Used in single patient, special chamber may allow implantation of insulin-producing cells without rejection


To try to make the implant procedure available to more people, the researchers designed a semi-permeable chamber to house the islet cells, with the hope that the immune system wouldn't be able to "see" the new foreign cells.

However, when islet cells are first transplanted, they haven't established their own blood supply and aren't able to get oxygen when they're hiding in the chamber. For that reason, the current version of the device had an oxygen port on the outside of the body attached via tubing that had to be refilled daily by the patient for as long as a month or two, Block explained.

The device was implanted into a 63-year-old man, who'd had type 1 diabetes for 54 years. He was of average weight, and didn't have any serious complications from his diabetes.

Blood tests for a substance called C-peptide showed he wasn't producing any of his own insulin. C-peptide is a byproduct of insulin production, and is often used to measure the success of diabetes treatments in research settings. If C-peptide levels rise, it means insulin production has risen.
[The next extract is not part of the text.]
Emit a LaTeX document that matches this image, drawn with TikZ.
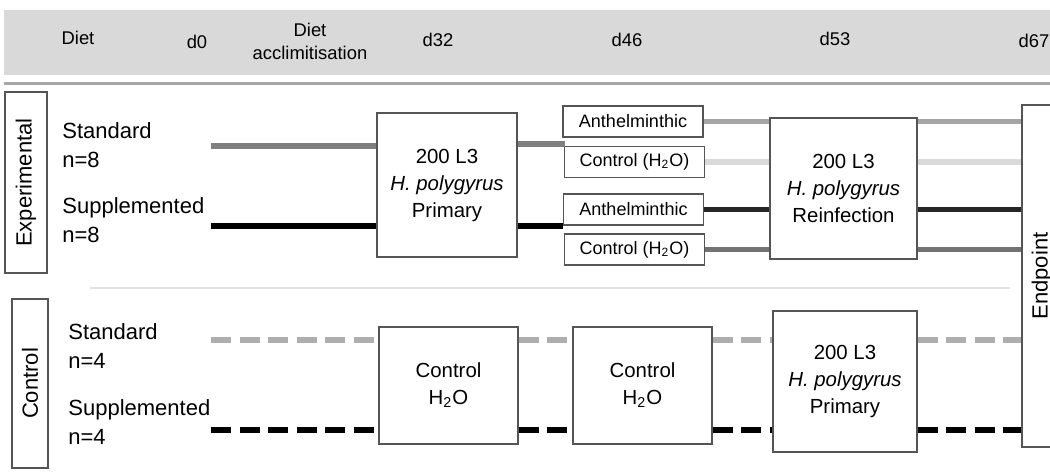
\documentclass[tikz,border=0pt]{standalone}
\usepackage{fontspec}
\setmainfont{Liberation Sans}
\definecolor{boxc}{HTML}{555555}
\definecolor{hdrfill}{HTML}{D9D9D9}
\definecolor{rulec}{HTML}{A6A6A6}
\definecolor{sepc}{HTML}{E2E2E2}
\definecolor{stdc}{HTML}{7F7F7F}
\definecolor{anstd}{HTML}{A5A5A5}
\definecolor{ctstd}{HTML}{DADADA}
\definecolor{ansup}{HTML}{262626}
\definecolor{ctsup}{HTML}{727272}
\definecolor{dstd}{HTML}{AEAEAE}
\begin{document}
\begin{tikzpicture}[x=0.5pt,y=-0.5pt,
  box/.style={draw=boxc, line width=0.6pt, fill=white, inner sep=0pt, align=center, font=\fontsize{10.2}{13.5}\selectfont},
  sbox/.style={draw=boxc, line width=0.6pt, fill=white, inner sep=0pt, minimum width=70pt, minimum height=15.5pt, font=\fontsize{9}{11}\selectfont},
  lbl/.style={anchor=west, align=left, inner sep=0pt, font=\fontsize{11}{14.5}\selectfont},
  hdr/.style={inner sep=0pt, align=center, font=\fontsize{9.2}{11.5}\selectfont},
  grp/.style={draw=boxc, line width=0.6pt, fill=white, rotate=90, inner sep=0pt, font=\fontsize{11}{13}\selectfont},
  mainline/.style={line width=3.2pt},
  branchline/.style={line width=2.6pt},
  dline/.style={line width=3pt, dash pattern=on 10pt off 4.25pt}
]
\clip (0,0) rectangle (1050,475);
% header
\fill[hdrfill] (4,10) rectangle (1060,75);
\draw[rulec, line width=1.5pt] (4,83.5) -- (1060,83.5);
\node[hdr] (hdiet) at (78,38) {Diet};
\node[hdr] (hd0) at (197,42) {d0};
\node[hdr] (hacc) at (310,41) {Diet\\acclimitisation};
\node[hdr] (hd32) at (438,40) {d32};
\node[hdr] (hd46) at (627,40) {d46};
\node[hdr] (hd53) at (835,39) {d53};
\node[hdr] (hd67) at (1034,40.5) {d67};
% separator
\draw[sepc, line width=1pt] (90,288) -- (1010,288);
% group labels
\node[grp, minimum width=90.5pt, minimum height=21pt] (exp) at (26,182.5) {Experimental};
\node[grp, minimum width=84.5pt, minimum height=18pt] (ctl) at (30,383.5) {Control};
\node[grp, minimum width=171pt, minimum height=20pt] (ep) at (1042,276) {Endpoint};
% diet labels
\node[lbl] (estd) at (62,145) {Standard\\n=8};
\node[lbl] (esup) at (62,220.5) {Supplemented\\n=8};
\node[lbl] (cstd) at (68,346) {Standard\\n=4};
\node[lbl] (csup) at (68,422) {Supplemented\\n=4};
% boxes
\node[box, minimum width=70pt, minimum height=72pt] (b1) at (447,185) {200 L3\\\textit{H. polygyrus}\\Primary};
\node[box, minimum width=73.5pt, minimum height=70.5pt] (b2) at (843.5,188.5) {200 L3\\\textit{H. polygyrus}\\Reinfection};
\node[box, minimum width=69.5pt, minimum height=58.5pt] (b3) at (448.5,385.5) {Control\\H\textsubscript{2}O};
\node[box, minimum width=69.5pt, minimum height=58.5pt] (b4) at (642.5,385.5) {Control\\H\textsubscript{2}O};
\node[box, minimum width=72pt, minimum height=70.5pt] (b5) at (845,381.5) {200 L3\\\textit{H. polygyrus}\\Primary};
\node[sbox] (a1) at (633,121.5) {Anthelminthic};
\node[sbox] (c1) at (634.5,162) {Control (H\textsubscript{2}O)};
\node[sbox] (a2) at (633.5,209.5) {Anthelminthic};
\node[sbox] (c2) at (634.5,249.5) {Control (H\textsubscript{2}O)};
% coordinates
\coordinate (s1) at (211,146);
\coordinate (s2) at (211,226);
\coordinate (s3) at (211,340);
\coordinate (s4) at (211,430);
\coordinate (j1) at (565,144);
\coordinate (j2) at (563,226);
% experimental lines
\draw[mainline, stdc] (s1) -- (s1 -| b1.west);
\draw[mainline, black] (s2) -- (s2 -| b1.west);
\draw[mainline, stdc] (b1.east |- j1) -- (j1);
\draw[mainline, black] (b1.east |- j2) -- (j2);
\draw[branchline, anstd] (a1.east) -- (a1.east -| b2.west);
\draw[branchline, ctstd] (c1.east) -- (c1.east -| b2.west);
\draw[branchline, ansup] (a2.east) -- (a2.east -| b2.west);
\draw[branchline, ctsup] (c2.east) -- (c2.east -| b2.west);
\draw[branchline, anstd] (b2.east |- a1.east) -- (ep.north |- a1.east);
\draw[branchline, ctstd] (b2.east |- c1.east) -- (ep.north |- c1.east);
\draw[branchline, ansup] (b2.east |- a2.east) -- (ep.north |- a2.east);
\draw[branchline, ctsup] (b2.east |- c2.east) -- (ep.north |- c2.east);
% control lines
\draw[dline, dstd] (s3) -- (s3 -| b3.west);
\draw[dline, dstd] (s3 -| b3.east) -- (s3 -| b4.west);
\draw[dline, dstd] (s3 -| b4.east) -- (s3 -| b5.west);
\draw[dline, dstd] (s3 -| b5.east) -- (s3 -| ep.north);
\draw[dline, black] (s4) -- (s4 -| b3.west);
\draw[dline, black] (s4 -| b3.east) -- (s4 -| b4.west);
\draw[dline, black] (s4 -| b4.east) -- (s4 -| b5.west);
\draw[dline, black] (s4 -| b5.east) -- (s4 -| ep.north);
\end{tikzpicture}
\end{document}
The transplant recipient had modest increases in his C-peptide levels, and the levels of C-peptide and insulin rose rapidly in response to an injection of glucose (a form of sugar). Over time, his long-term blood sugar control improved slightly, and his need for insulin decreased, though not to the point where he didn't need insulin injections.
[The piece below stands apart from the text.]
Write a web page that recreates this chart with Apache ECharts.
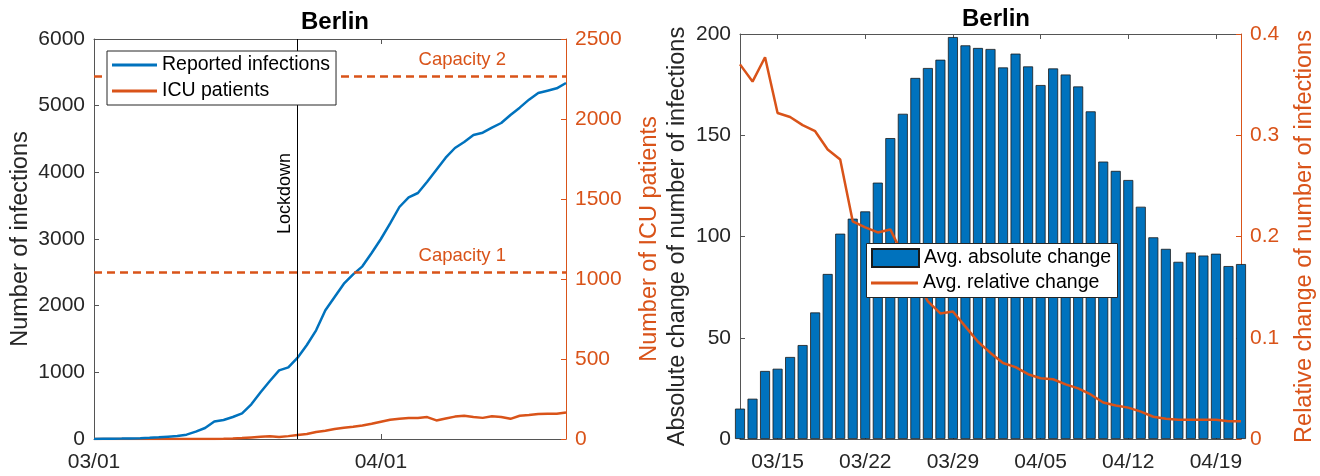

What was remarkable, however, was that after 10 months, there were no signs that the immune system was aware of the new cells. There were no signs of possible rejection of the new cells, and no signs that the immune system initiated an attack on the new islet cells.

The transplant only contained about half the amount of islet cells normally transplanted. "We only had a limited number of beta cells available from this one pancreas," explained Block, a distinguished professor of urologic research and clinical director of the Endocrine Polypeptide and Cancer Institute at the Veterans Affairs Medical Center Research Service, in Miami.